### EXCERPTED DATA
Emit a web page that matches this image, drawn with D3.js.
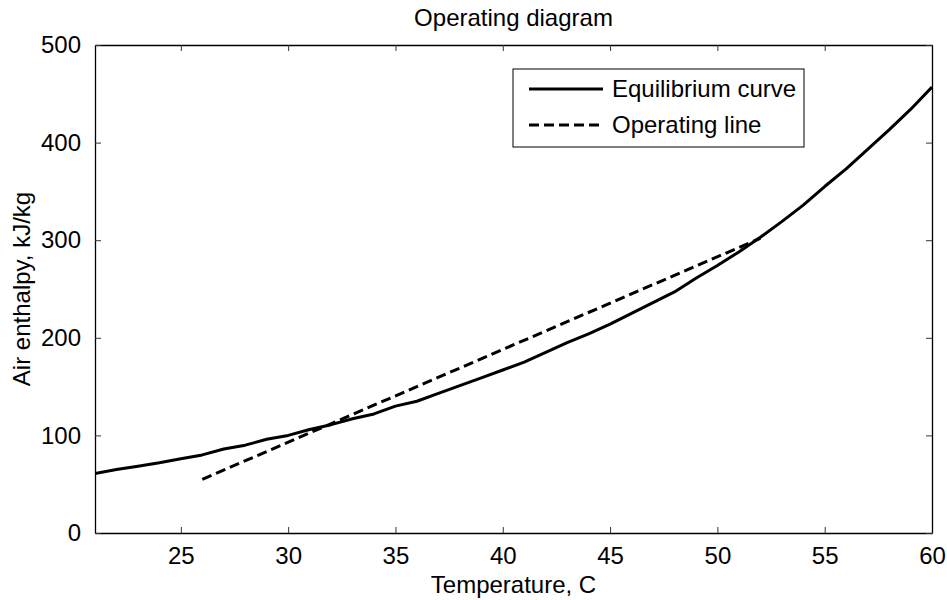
<!DOCTYPE html>
<html>
<head>
<meta charset="utf-8">
<script src="https://cdn.jsdelivr.net/npm/d3@7"></script>
<style>
  body { margin: 0; background: #fff; }
  svg text { font-family: "Liberation Sans", Arial, sans-serif; fill: #000; }
</style>
</head>
<body>
<div id="chart"></div>
<script>
// equilibrium curve: temperature (C) -> saturated air enthalpy (kJ/kg)
var eqTemp = [21,22,23,24,25,26,27,28,29,30,31,32,33,34,35,36,37,38,39,40,
              41,42,43,44,45,46,47,48,49,50,51,52,53,54,55,56,57,58,59,60];
var eqEnth = [61,65,68.5,72,76,80,86,90,96,100,106,111,117,122,130,135,143,151,159,167,
              175,185,195,204,214,225,236,247,261,274,288,303,319,336,355,373,393,413,434,457];
// operating line end points
var opTemp = [26, 52];
var opEnth = [55, 302];

var xTicks = [25,30,35,40,45,50,55,60];
var yTicks = [0,100,200,300,400,500];
var legendNames = ["Equilibrium curve", "Operating line"];

var W = 947, H = 600;
var margin = {left: 95, right: 15, top: 45, bottom: 67};

var svg = d3.select('#chart').append('svg')
    .attr('width', W)
    .attr('height', H);

var x = d3.scaleLinear().domain([21, 60]).range([margin.left, W - margin.right]);
var y = d3.scaleLinear().domain([0, 500]).range([H - margin.bottom, margin.top]);

var fs = 24;

// axes, MATLAB style: box with inward ticks on all sides
var gx = svg.append('g')
    .attr('transform', 'translate(0,' + (H - margin.bottom) + ')')
    .call(d3.axisBottom(x).tickValues(xTicks).tickSize(-6).tickSizeOuter(0).tickPadding(14));
var gxt = svg.append('g')
    .attr('transform', 'translate(0,' + margin.top + ')')
    .call(d3.axisTop(x).tickValues(xTicks).tickSize(-6).tickSizeOuter(0).tickFormat(''));
var gy = svg.append('g')
    .attr('transform', 'translate(' + margin.left + ',0)')
    .call(d3.axisLeft(y).tickValues(yTicks).tickSize(-6).tickSizeOuter(0).tickPadding(14));
var gyr = svg.append('g')
    .attr('transform', 'translate(' + (W - margin.right) + ',0)')
    .call(d3.axisRight(y).tickValues(yTicks).tickSize(-6).tickSizeOuter(0).tickFormat(''));

[gx, gxt, gy, gyr].forEach(function (g) {
    g.select('.domain').attr('stroke', '#000').attr('stroke-width', 1.3);
    g.selectAll('.tick line').attr('stroke', '#333').attr('stroke-width', 1);
    g.selectAll('.tick text')
        .style('font-family', '"Liberation Sans", Arial, sans-serif')
        .style('font-size', fs + 'px')
        .attr('fill', '#000');
});

// data lines
var line = d3.line()
    .x(function (d) { return x(d[0]); })
    .y(function (d) { return y(d[1]); });

svg.append('defs').append('clipPath').attr('id', 'clip')
    .append('rect')
    .attr('x', margin.left).attr('y', margin.top)
    .attr('width', W - margin.left - margin.right)
    .attr('height', H - margin.top - margin.bottom);

var eqData = eqTemp.map(function (t, i) { return [t, eqEnth[i]]; });
var opData = opTemp.map(function (t, i) { return [t, opEnth[i]]; });

svg.append('path')
    .attr('d', line(eqData))
    .attr('clip-path', 'url(#clip)')
    .attr('fill', 'none')
    .attr('stroke', '#000')
    .attr('stroke-width', 3)
    .attr('stroke-linejoin', 'round');

svg.append('path')
    .attr('d', line(opData))
    .attr('fill', 'none')
    .attr('stroke', '#000')
    .attr('stroke-width', 3)
    .attr('stroke-dasharray', '10,5');

// title and labels
svg.append('text')
    .attr('x', (margin.left + W - margin.right) / 2)
    .attr('y', 26)
    .attr('text-anchor', 'middle')
    .style('font-size', fs + 'px')
    .text('Operating diagram');
svg.append('text')
    .attr('x', (margin.left + W - margin.right) / 2)
    .attr('y', 593)
    .attr('text-anchor', 'middle')
    .style('font-size', fs + 'px')
    .text('Temperature, C');
svg.append('text')
    .attr('transform', 'translate(30,' + ((margin.top + H - margin.bottom) / 2) + ') rotate(-90)')
    .attr('text-anchor', 'middle')
    .style('font-size', fs + 'px')
    .text('Air enthalpy, kJ/kg');

// legend
var lg = svg.append('g');
lg.append('rect')
    .attr('x', 513).attr('y', 69)
    .attr('width', 291).attr('height', 78)
    .attr('fill', '#fff')
    .attr('stroke', '#000')
    .attr('stroke-width', 1);
legendNames.forEach(function (name, i) {
    var ly = 89 + i * 36;
    lg.append('line')
        .attr('x1', 529).attr('x2', 603)
        .attr('y1', ly).attr('y2', ly)
        .attr('stroke', '#000')
        .attr('stroke-width', 3)
        .attr('stroke-dasharray', i == 1 ? '10,5' : null);
    lg.append('text')
        .attr('x', 612)
        .attr('y', ly + 8)
        .style('font-size', fs + 'px')
        .text(name);
});
</script>
</body>
</html>
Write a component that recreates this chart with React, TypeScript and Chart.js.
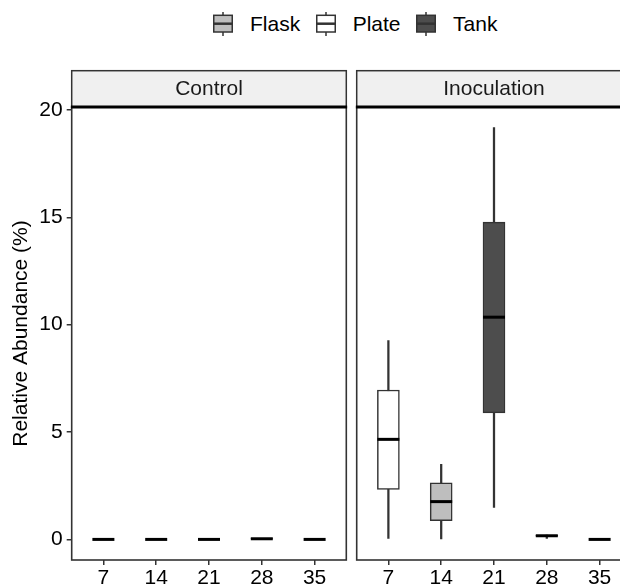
import React, { useEffect, useRef } from 'react';
import { Chart, registerables } from 'chart.js';

Chart.register(...registerables);

const FONT = '"Liberation Sans", Arial, Helvetica, sans-serif';

// ---- data ----
const days = ['7', '14', '21', '28', '35'];
const sourceTypes = ['Flask', 'Plate', 'Tank'];
const typeFills = ['#BEBEBE', '#FFFFFF', '#4D4D4D'];
const yTickValues = [0, 5, 10, 15, 20];
const panelNames = ['Control', 'Inoculation'];

// Control panel (per sampling day)
const controlType = ['Plate', 'Flask', 'Tank', 'Tank', 'Tank'];
const controlMin = [0, 0, 0, 0.02, 0];
const controlQ1 = [0, 0, 0, 0.03, 0];
const controlMedian = [0, 0, 0, 0.03, 0];
const controlQ3 = [0, 0, 0, 0.04, 0];
const controlMax = [0, 0, 0, 0.05, 0];

// Inoculation panel (per sampling day)
const inocType = ['Plate', 'Flask', 'Tank', 'Tank', 'Tank'];
const inocMin = [0.05, 0.02, 1.49, 0.05, 0];
const inocQ1 = [2.33, 0.87, 5.89, 0.15, 0];
const inocMedian = [4.66, 1.76, 10.35, 0.17, 0];
const inocQ3 = [6.96, 2.64, 14.78, 0.19, 0];
const inocMax = [9.26, 3.5, 19.18, 0.2, 0.01];

// y range like ggplot (5% expansion)
const allVals = [...controlMin, ...controlMax, ...inocMin, ...inocMax];
const dataLo = Math.min(...allVals);
const dataHi = Math.max(...allVals);
const yMin = dataLo - 0.05 * (dataHi - dataLo);
const yMax = dataHi + 0.05 * (dataHi - dataLo);

type Panel = {
  name: string;
  type: string[];
  min: number[];
  q1: number[];
  median: number[];
  q3: number[];
  max: number[];
};

const panels: Panel[] = [
  { name: panelNames[0], type: controlType, min: controlMin, q1: controlQ1, median: controlMedian, q3: controlQ3, max: controlMax },
  { name: panelNames[1], type: inocType, min: inocMin, q1: inocQ1, median: inocMedian, q3: inocQ3, max: inocMax },
];

function fillFor(t: string) {
  return typeFills[sourceTypes.indexOf(t)];
}

function makeConfig(p: Panel, showY: boolean, padLeft: number, padRight: number): any {
  const medianPlugin = {
    id: 'medianLines',
    afterDatasetsDraw(chart: any) {
      const meta = chart.getDatasetMeta(0);
      const ys = chart.scales.y;
      const ctx = chart.ctx;
      ctx.save();
      ctx.strokeStyle = '#000000';
      ctx.lineWidth = 3;
      ctx.lineCap = 'butt';
      meta.data.forEach((el: any, i: number) => {
        const { x, width } = el.getProps(['x', 'width'], true);
        const py = ys.getPixelForValue(p.median[i]);
        ctx.beginPath();
        ctx.moveTo(x - width / 2, py);
        ctx.lineTo(x + width / 2, py);
        ctx.stroke();
      });
      ctx.restore();
    },
  };

  const framePlugin = {
    id: 'facetFrame',
    afterDraw(chart: any) {
      const { ctx, chartArea } = chart;
      const { left, right, top, bottom } = chartArea;
      const stripTop = top - 36.3;
      ctx.save();
      // strip
      ctx.fillStyle = '#F0F0F0';
      ctx.fillRect(left, stripTop, right - left, top - stripTop);
      ctx.strokeStyle = '#333333';
      ctx.lineWidth = 1.5;
      ctx.strokeRect(left, stripTop, right - left, top - stripTop);
      ctx.fillStyle = '#1A1A1A';
      ctx.font = `21px ${FONT}`;
      ctx.textAlign = 'center';
      ctx.textBaseline = 'middle';
      ctx.fillText(p.name, (left + right) / 2, (stripTop + top) / 2);
      // panel border
      ctx.strokeStyle = '#333333';
      ctx.lineWidth = 1.6;
      ctx.strokeRect(left, top, right - left, bottom - top);
      // heavy line between strip and panel
      ctx.strokeStyle = '#000000';
      ctx.lineWidth = 3;
      ctx.beginPath();
      ctx.moveTo(left - 0.8, top);
      ctx.lineTo(right + 0.8, top);
      ctx.stroke();
      ctx.restore();
    },
  };

  return {
    data: {
      datasets: [
        {
          type: 'bar',
          label: 'box',
          data: days.map((_, i) => ({ x: i + 1, y: [p.q1[i], p.q3[i]] })),
          backgroundColor: p.type.map(fillFor),
          borderColor: '#333333',
          borderWidth: 1.5,
          borderSkipped: false,
          barThickness: 22,
          grouped: false,
          order: 1,
        },
        {
          type: 'bar',
          label: 'whisker',
          data: days.map((_, i) => ({ x: i + 1, y: [p.min[i], p.max[i]] })),
          backgroundColor: '#333333',
          borderWidth: 0,
          barThickness: 1.6,
          grouped: false,
          order: 2,
        },
      ],
    },
    options: {
      responsive: false,
      animation: false,
      devicePixelRatio: 1,
      layout: { padding: { left: padLeft, right: padRight, top: 107, bottom: 0 } },
      plugins: { legend: { display: false }, tooltip: { enabled: false } },
      scales: {
        x: {
          type: 'linear',
          offset: false,
          min: 0.4,
          max: 5.6,
          afterBuildTicks: (s: any) => {
            s.ticks = days.map((_, i) => ({ value: i + 1 }));
          },
          afterFit: (s: any) => {
            s.height = 26;
          },
          grid: {
            offset: false,
            drawOnChartArea: false,
            drawTicks: true,
            tickLength: 5,
            color: '#333333',
            lineWidth: 1.5,
          },
          border: { display: false },
          ticks: {
            padding: 1,
            color: '#000000',
            font: { size: 21, family: FONT },
            autoSkip: false,
            maxRotation: 0,
            callback: (v: any) => days[Math.round(Number(v)) - 1] ?? '',
          },
        },
        y: {
          type: 'linear',
          display: showY,
          min: yMin,
          max: yMax,
          afterBuildTicks: (s: any) => {
            s.ticks = yTickValues.map((v) => ({ value: v }));
          },
          afterFit: (s: any) => {
            s.width = showY ? 67.7 : 0;
          },
          grid: { drawOnChartArea: false, drawTicks: true, tickLength: 5, color: '#333333', lineWidth: 1.5 },
          border: { display: false },
          ticks: { padding: 4, color: '#000000', font: { size: 21, family: FONT } },
          title: {
            display: showY,
            text: 'Relative Abundance (%)',
            color: '#000000',
            font: { size: 21, family: FONT },
            padding: { top: 5, bottom: 0 },
          },
        },
      },
    },
    plugins: [medianPlugin, framePlugin],
  };
}

function LegendKey({ fill }: { fill: string }) {
  return (
    <svg width="20" height="24" viewBox="0 0 20 24" style={{ display: 'block' }}>
      <line x1="10" y1="0" x2="10" y2="24" stroke="#333333" strokeWidth="1.5" />
      <rect x="0.75" y="3.3" width="18.5" height="16.7" fill={fill} stroke="#333333" strokeWidth="1.5" />
      <line x1="0.75" y1="11.7" x2="19.25" y2="11.7" stroke="#333333" strokeWidth="2.5" />
    </svg>
  );
}

export default function App() {
  const ref1 = useRef<HTMLCanvasElement>(null);
  const ref2 = useRef<HTMLCanvasElement>(null);

  useEffect(() => {
    Chart.defaults.font.family = FONT;
    const c1 = new Chart(ref1.current as HTMLCanvasElement, makeConfig(panels[0], true, 4, 3.7));
    const c2 = new Chart(ref2.current as HTMLCanvasElement, makeConfig(panels[1], false, 6.7, 8.7));
    return () => {
      c1.destroy();
      c2.destroy();
    };
  }, []);

  return (
    <div
      style={{
        position: 'absolute',
        left: 0,
        top: 0,
        width: 620,
        height: 586,
        overflow: 'hidden',
        background: '#FFFFFF',
        fontFamily: FONT,
      }}
    >
      <div
        style={{
          position: 'absolute',
          left: 213,
          top: 11.7,
          height: 24,
          display: 'flex',
          alignItems: 'center',
          whiteSpace: 'nowrap',
          fontSize: 21,
          color: '#000000',
        }}
      >
        {sourceTypes.map((t, i) => (
          <React.Fragment key={t}>
            <div style={{ marginLeft: i === 0 ? 0 : 15.5 }}>
              <LegendKey fill={typeFills[i]} />
            </div>
            <span style={{ marginLeft: 17, lineHeight: '24px' }}>{t}</span>
          </React.Fragment>
        ))}
      </div>
      <canvas
        ref={ref1}
        width={350}
        height={586}
        style={{ position: 'absolute', left: 0, top: 0, width: 350, height: 586 }}
      />
      <canvas
        ref={ref2}
        width={290}
        height={586}
        style={{ position: 'absolute', left: 350, top: 0, width: 290, height: 586 }}
      />
    </div>
  );
}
######
WHAT IS REQUIRED: Look through the entries above and list every line containing "that".

WORKED ANSWER:
Emit a web page that matches this image, drawn with D3.js.
Write a component that recreates this chart with React, TypeScript and Chart.js.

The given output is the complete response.